▶ **GIVEN REQUEST**: Copy out the whole listing exactly as written, leaving the pictures behind.

· · · ·

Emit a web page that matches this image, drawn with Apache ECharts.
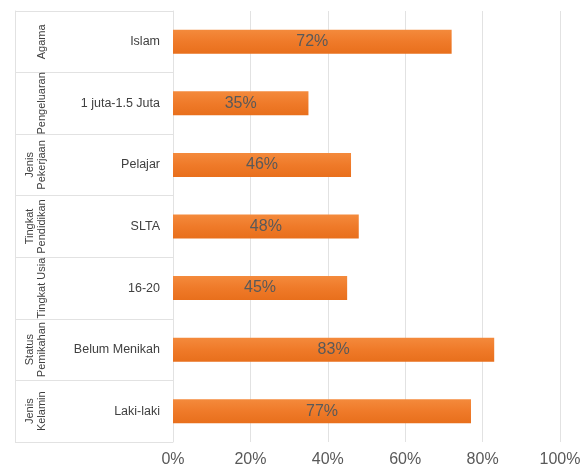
<!DOCTYPE html>
<html>
<head>
<meta charset="utf-8">
<script src="https://cdn.jsdelivr.net/npm/echarts@6/dist/echarts.min.js"></script>
<style>html,body{margin:0;padding:0;background:#fff;}#c{width:587px;height:468px;}</style>
</head>
<body>
<div id="c"></div>
<script>
const categories = ['Islam', '1 juta-1.5 Juta', 'Pelajar', 'SLTA', '16-20', 'Belum Menikah', 'Laki-laki'];
const groups = ['Agama', 'Pengeluaran', 'Jenis\nPekerjaan', 'Tingkat\nPendidikan', 'Tingkat Usia', 'Status\nPemikahan', 'Jenis\nKelamin'];
const values = [72, 35, 46, 48, 45, 83, 77];
const xTicks = [0, 20, 40, 60, 80, 100];

const chart = echarts.init(document.getElementById('c'), null, {renderer: 'canvas'});
const font = 'Liberation Sans, Arial, sans-serif';
chart.setOption({
  animation: false,
  grid: {left: 173, right: 27, top: 11, bottom: 24, containLabel: false},
  xAxis: {
    type: 'value', min: xTicks[0], max: xTicks[xTicks.length - 1], interval: 20,
    axisLine: {show: false}, axisTick: {show: false},
    splitLine: {show: true, lineStyle: {color: '#E2E2E2', width: 1}},
    axisLabel: {formatter: v => v + '%', color: '#595959', fontSize: 16, fontFamily: font, margin: 10}
  },
  yAxis: [{
    type: 'category', data: categories, inverse: true,
    axisLine: {show: true, lineStyle: {color: '#E2E2E2'}},
    axisTick: {show: true, length: 158, lineStyle: {color: '#E2E2E2'}},
    axisLabel: {interval: 0, color: '#404040', fontSize: 12.5, fontFamily: font, margin: 13, align: 'right'}
  }, {
    type: 'category', data: groups, inverse: true, position: 'left', offset: 158,
    axisLine: {show: true, lineStyle: {color: '#E2E2E2'}},
    axisTick: {show: false},
    axisLabel: {interval: 0, hideOverlap: false, inside: true, rotate: 90, color: '#404040', fontSize: 11, fontFamily: font, margin: 33, lineHeight: 12, align: 'center', verticalAlign: 'bottom'}
  }],
  series: [{
    type: 'bar', data: values, yAxisIndex: 0, barWidth: 24,
    itemStyle: {color: new echarts.graphic.LinearGradient(0, 0, 0, 1, [
      {offset: 0, color: '#F48A3C'}, {offset: 0.5, color: '#EF7A29'}, {offset: 1, color: '#E86F1C'}])},
    label: {show: true, position: 'inside', formatter: p => p.value + '%', color: '#595959', fontSize: 16, fontFamily: font}
  }]
});
</script>
</body>
</html>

· · · ·

▶ **RESULT**:
Emit a web page that matches this image, drawn with Apache ECharts.
<!DOCTYPE html>
<html>
<head>
<meta charset="utf-8">
<script src="https://cdn.jsdelivr.net/npm/echarts@6/dist/echarts.min.js"></script>
<style>html,body{margin:0;padding:0;background:#fff;}#c{width:587px;height:468px;}</style>
</head>
<body>
<div id="c"></div>
<script>
const categories = ['Islam', '1 juta-1.5 Juta', 'Pelajar', 'SLTA', '16-20', 'Belum Menikah', 'Laki-laki'];
const groups = ['Agama', 'Pengeluaran', 'Jenis\nPekerjaan', 'Tingkat\nPendidikan', 'Tingkat Usia', 'Status\nPemikahan', 'Jenis\nKelamin'];
const values = [72, 35, 46, 48, 45, 83, 77];
const xTicks = [0, 20, 40, 60, 80, 100];

const chart = echarts.init(document.getElementById('c'), null, {renderer: 'canvas'});
const font = 'Liberation Sans, Arial, sans-serif';
chart.setOption({
  animation: false,
  grid: {left: 173, right: 27, top: 11, bottom: 24, containLabel: false},
  xAxis: {
    type: 'value', min: xTicks[0], max: xTicks[xTicks.length - 1], interval: 20,
    axisLine: {show: false}, axisTick: {show: false},
    splitLine: {show: true, lineStyle: {color: '#E2E2E2', width: 1}},
    axisLabel: {formatter: v => v + '%', color: '#595959', fontSize: 16, fontFamily: font, margin: 10}
  },
  yAxis: [{
    type: 'category', data: categories, inverse: true,
    axisLine: {show: true, lineStyle: {color: '#E2E2E2'}},
    axisTick: {show: true, length: 158, lineStyle: {color: '#E2E2E2'}},
    axisLabel: {interval: 0, color: '#404040', fontSize: 12.5, fontFamily: font, margin: 13, align: 'right'}
  }, {
    type: 'category', data: groups, inverse: true, position: 'left', offset: 158,
    axisLine: {show: true, lineStyle: {color: '#E2E2E2'}},
    axisTick: {show: false},
    axisLabel: {interval: 0, hideOverlap: false, inside: true, rotate: 90, color: '#404040', fontSize: 11, fontFamily: font, margin: 33, lineHeight: 12, align: 'center', verticalAlign: 'bottom'}
  }],
  series: [{
    type: 'bar', data: values, yAxisIndex: 0, barWidth: 24,
    itemStyle: {color: new echarts.graphic.LinearGradient(0, 0, 0, 1, [
      {offset: 0, color: '#F48A3C'}, {offset: 0.5, color: '#EF7A29'}, {offset: 1, color: '#E86F1C'}])},
    label: {show: true, position: 'inside', formatter: p => p.value + '%', color: '#595959', fontSize: 16, fontFamily: font}
  }]
});
</script>
</body>
</html>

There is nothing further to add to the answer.